|link to video|
They will have the usual touchingly naive supporters of Sho Tay out tonight at the City Council meeting, haltingly delivering talking points the secretive Voice of Arcadia leadership will have prepared for them to read from their cell phones. A large portion of which will be about how intolerant the Arcadia Weekly and Sierra Madre Tattler are because they don't worship that doyen of mass mansionization, Sho Tay, with quite enough righteous fervency for them.
Crimes for which, in their opinion, such newsers must be shut down by Arcadia City Hall for their deviations in thought, and then banished forever.
Pretty radical stuff, yes? But is it leftwing radicalism, or rightwing radicalism? Judging by what can be found on the Voice of Arcadia Facebook page, you're going to have to assume that we're talking about the latter. Especially given their rather fulsome support for political demagogue Travis Allen and his campaign for Governor of California.
Just how reactionary is Travis Allen? Well, if you travel down to the Mexican border on May 27, you will be able to check out Travis in action for yourself. Whipping up a little old time race baiting nativism and fear of immigrants just so he get himself a few votes.
Are we to assume by their fulsome support of Travis Allen that the anonymous folks behind Voice of Arcadia don't like their neighbors of Latin American origin very much? Are they bigots? Talk about your pot calling the kettle black. Can it be that here we have yet another instance where those pointing fingers are guilty of the very things they accuse others?
In an op-ed piece titled "The California governor's race has its own version of Trump. Let's not let history repeat itself," here is how the Los Angeles Times (link) describes Travis Allen and, by inference, those who support him. You know, people like the secretive folks behind Voice of Arcadia.

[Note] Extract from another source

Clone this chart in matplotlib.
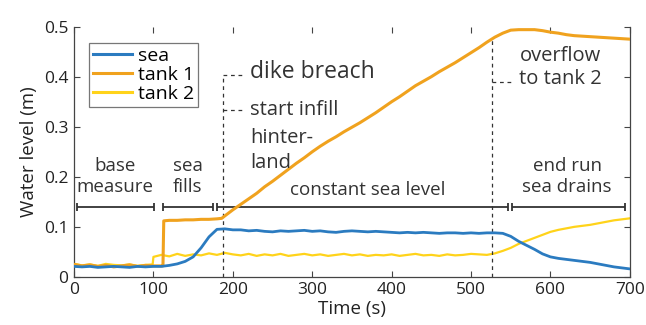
import matplotlib
matplotlib.use("Agg")
import matplotlib.pyplot as plt

plt.rcParams['font.family'] = ['Open Sans', 'DejaVu Sans']

# ---- data ----
t_sea = [0, 10, 20, 30, 40, 50, 60, 70, 80, 90, 100, 110,
         120, 130, 140, 150, 160, 170, 180, 190, 200, 210, 220, 230, 240,
         250, 260, 270, 280, 290, 300, 310, 320, 330, 340, 350, 360, 370,
         380, 390, 400, 410, 420, 430, 440, 450, 460, 470, 480, 490, 500,
         510, 520, 530, 540, 550, 560, 570, 580, 590, 600, 610, 620, 630,
         640, 650, 660, 670, 680, 690, 700]
sea = [0.021, 0.020, 0.021, 0.019, 0.020, 0.021, 0.020, 0.019, 0.021, 0.020, 0.021, 0.021,
       0.023, 0.026, 0.031, 0.040, 0.058, 0.080, 0.095, 0.096, 0.094, 0.094, 0.092, 0.093, 0.091,
       0.090, 0.092, 0.091, 0.092, 0.093, 0.091, 0.092, 0.090, 0.089, 0.091, 0.092, 0.091, 0.090,
       0.091, 0.090, 0.089, 0.088, 0.089, 0.088, 0.089, 0.088, 0.087, 0.088, 0.088, 0.087, 0.088,
       0.087, 0.088, 0.088, 0.087, 0.081, 0.071, 0.063, 0.055, 0.046, 0.040, 0.037, 0.035, 0.033,
       0.031, 0.029, 0.026, 0.023, 0.020, 0.018, 0.016]

t_tank1 = [0, 10, 20, 30, 40, 50, 60, 70, 80, 90, 100, 110, 112, 113,
           120, 130, 140, 150, 160, 170, 180, 186, 190, 200, 210, 220, 230, 240,
           250, 260, 270, 280, 290, 300, 310, 320, 330, 340, 350, 360, 370,
           380, 390, 400, 410, 420, 430, 440, 450, 460, 470, 480, 490, 500,
           510, 520, 530, 540, 550, 560, 570, 580, 590, 600, 610, 620, 630,
           640, 650, 660, 670, 680, 690, 700]
tank1 = [0.025, 0.022, 0.024, 0.021, 0.023, 0.020, 0.022, 0.024, 0.021, 0.023, 0.022, 0.022, 0.022, 0.112,
         0.113, 0.113, 0.114, 0.114, 0.115, 0.115, 0.116, 0.117, 0.122, 0.134, 0.145, 0.156, 0.167, 0.180,
         0.191, 0.203, 0.215, 0.227, 0.238, 0.250, 0.261, 0.271, 0.280, 0.290, 0.299, 0.308, 0.318,
         0.328, 0.339, 0.350, 0.360, 0.371, 0.382, 0.391, 0.400, 0.410, 0.419, 0.428, 0.438, 0.448,
         0.458, 0.469, 0.479, 0.487, 0.493, 0.494, 0.494, 0.494, 0.492, 0.489, 0.487, 0.484, 0.482,
         0.481, 0.480, 0.479, 0.478, 0.477, 0.476, 0.475]

t_tank2 = [0, 10, 20, 30, 40, 50, 60, 70, 80, 90, 99, 100, 110,
           120, 130, 140, 150, 160, 170, 180, 190, 200, 210, 220, 230, 240,
           250, 260, 270, 280, 290, 300, 310, 320, 330, 340, 350, 360, 370,
           380, 390, 400, 410, 420, 430, 440, 450, 460, 470, 480, 490, 500,
           510, 520, 530, 540, 550, 560, 570, 580, 590, 600, 610, 620, 630,
           640, 650, 660, 670, 680, 690, 700]
tank2 = [0.026, 0.023, 0.025, 0.022, 0.026, 0.024, 0.023, 0.025, 0.022, 0.024, 0.025, 0.040, 0.044,
         0.041, 0.046, 0.042, 0.045, 0.043, 0.047, 0.044, 0.048, 0.045, 0.043, 0.046, 0.042, 0.045,
         0.043, 0.046, 0.042, 0.044, 0.046, 0.043, 0.045, 0.042, 0.044, 0.046, 0.043, 0.045, 0.042,
         0.044, 0.043, 0.045, 0.042, 0.044, 0.046, 0.043, 0.044, 0.042, 0.045, 0.043, 0.044, 0.046,
         0.045, 0.044, 0.047, 0.052, 0.058, 0.066, 0.072, 0.078, 0.084, 0.090, 0.094, 0.097, 0.100,
         0.102, 0.104, 0.107, 0.110, 0.113, 0.115, 0.117]

# phase intervals (bars at y = 0.14)
phase_start = [4, 112, 180, 551]
phase_end = [101, 175, 546, 694]
phase_x = [52, 143, 370, 621]
phase_labels = ['base\nmeasure', 'sea\nfills', 'constant sea level', 'end run\nsea drains']
phase_y = [0.2, 0.2, 0.173, 0.2]

breach_t = 187
overflow_t = 526

blue = '#2B7BC0'
orange = '#F0A21E'
yellow = '#FFD31A'
ink = '#333333'

fig = plt.figure(figsize=(6.46, 3.25), dpi=100)
ax = fig.add_axes([0.1146, 0.148, 0.8604, 0.770])

ax.plot(t_sea, sea, color=blue, lw=2.0, label='sea', zorder=4)
ax.plot(t_tank1, tank1, color=orange, lw=2.2, label='tank 1', zorder=3)
ax.plot(t_tank2, tank2, color=yellow, lw=1.6, label='tank 2', zorder=2)

# phase bars with end caps
bar_y = 0.139
ax.hlines([bar_y] * len(phase_start), phase_start, phase_end, color=ink, lw=1.3)
ax.vlines(phase_start + phase_end, bar_y - 0.008, bar_y + 0.008, color=ink, lw=1.3)
for x, lab, y in zip(phase_x, phase_labels, phase_y):
    ax.text(x, y, lab, ha='center', va='center', fontsize=13.5, color=ink,
            linespacing=1.2)

# dike breach markers
dash = dict(color=ink, lw=0.9, ls=(0, (3, 3)))
ax.plot([breach_t, breach_t], [0, 0.403], **dash)
ax.plot([breach_t, 215], [0.403, 0.403], **dash)
ax.plot([breach_t, 215], [0.333, 0.333], **dash)
ax.text(222, 0.41, 'dike breach', fontsize=16.5, color=ink, va='center', ha='left')
ax.text(222, 0.333, 'start infill', fontsize=14.5, color=ink, va='center', ha='left')
ax.text(222, 0.277, 'hinter-', fontsize=14.5, color=ink, va='center', ha='left')
ax.text(222, 0.227, 'land', fontsize=14.5, color=ink, va='center', ha='left')

# overflow markers
ax.plot([overflow_t, overflow_t], [0, 0.477], **dash)
ax.plot([overflow_t, 550], [0.389, 0.389], **dash)
ax.text(561, 0.418, 'overflow\nto tank 2', fontsize=14.5, color=ink, va='center', ha='left',
        linespacing=1.2)

ax.set_xlim(0, 700)
ax.set_ylim(0, 0.5)
ax.set_xticks([0, 100, 200, 300, 400, 500, 600, 700])
ax.set_yticks([0, 0.1, 0.2, 0.3, 0.4, 0.5])
ax.set_yticklabels(['0', '0.1', '0.2', '0.3', '0.4', '0.5'])
ax.tick_params(direction='in', length=4, width=0.8, color='#444444',
               top=True, right=True, labelsize=12.5, labelcolor='#222222', pad=4)
for side in ['left', 'right', 'bottom']:
    ax.spines[side].set_color('#444444')
    ax.spines[side].set_linewidth(0.9)
ax.spines['top'].set_visible(False)

ax.set_xlabel('Time (s)', fontsize=13.5, color='#222222', labelpad=1)
ax.set_ylabel('Water level (m)', fontsize=13.5, color='#222222', labelpad=4)

leg = ax.legend(loc='upper left', bbox_to_anchor=(0.027, 0.935), fontsize=14,
                frameon=True, fancybox=False, handlelength=2.0, handletextpad=0.3,
                borderpad=0.2, labelspacing=0.05, borderaxespad=0)
leg.get_frame().set_edgecolor('#555555')
leg.get_frame().set_linewidth(0.9)
for h in leg.legend_handles:
    h.set_linewidth(2.2)

fig.savefig('out.png', dpi=100)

Before launching his campaign for governor last year, Assemblyman Travis Allen (R-Huntington Beach) was a fairly ordinary legislator. Republican, but not in a rabble-rousing kind of way, and seemingly willing to work across the aisle to get things done. His first attention-getting legislation was a bill he co-authored in 2013 with a Democratic colleague to stop the South Coast Air Quality Management District from banning beach bonfires.
But now he's running for governor and he's changed. Last year, for example, when the Democratic-majority Legislature passed a bill to stop police from arresting children on charges of prostitution, he wrote an overwrought article suggesting that the state had legalized child prostitution.
Needless to say, that was not the case. The bill didn't make it legal for an adult to have sex with a minor, and Allen knew it. It merely declared that kids who were being sold for sex should be treated as victims rather than criminals.
But Allen clearly felt that his assertion, true or not, would feed a belief about out-of-control liberals held by the "silent majority" of conservatives he thinks exists — and would motivate them to vote for him in the June 5 statewide primary. It was part of a strategy he has followed since then of tapping into fears, making false claims, demonizing certain groups of people and promising things he can't possibly deliver.
Politicians have, of course, always done such things to one degree or another — and we would never suggest that Allen is the only demagogue out there. But these days, in the aftermath of the November 2016 election, it no longer makes sense to ignore such irresponsible campaign behavior or to view it as the domain of only fringe candidates hoping desperately to get attention.
Hmm. "Demonizing certain groups of people," "tapping into fears," "making false claims." Yeah, I can see why Voice of Arcadia would be into old Travis. He is definitely their kind of guy.
Travis Allen facing sexual harassment charges in Sacramento
This from the Sacramento Bee (link):
On Friday, Allen was named in the Legislature’s release of sexual harassment investigative records. Allen, who the documents show was given a verbal warning but not disciplined in 2013, was accused of sliding his foot over to touch a female employee, and coming up behind her in the cafeteria to squeeze her shoulders. While Allen strongly disputes that what he did was inappropriate, the political fallout was swift. Republican Assemblywoman Melissa Melendez, the author of a long-stalled whistleblower protection bill signed by Gov. Jerry Brown, informed Allen that she was pulling her support.
“I have no choice but to withdraw my endorsement of his candidacy,” Melendez told reporters after reviewing the claims.
Does Voice of Arcadia support work place sexual harassment, too?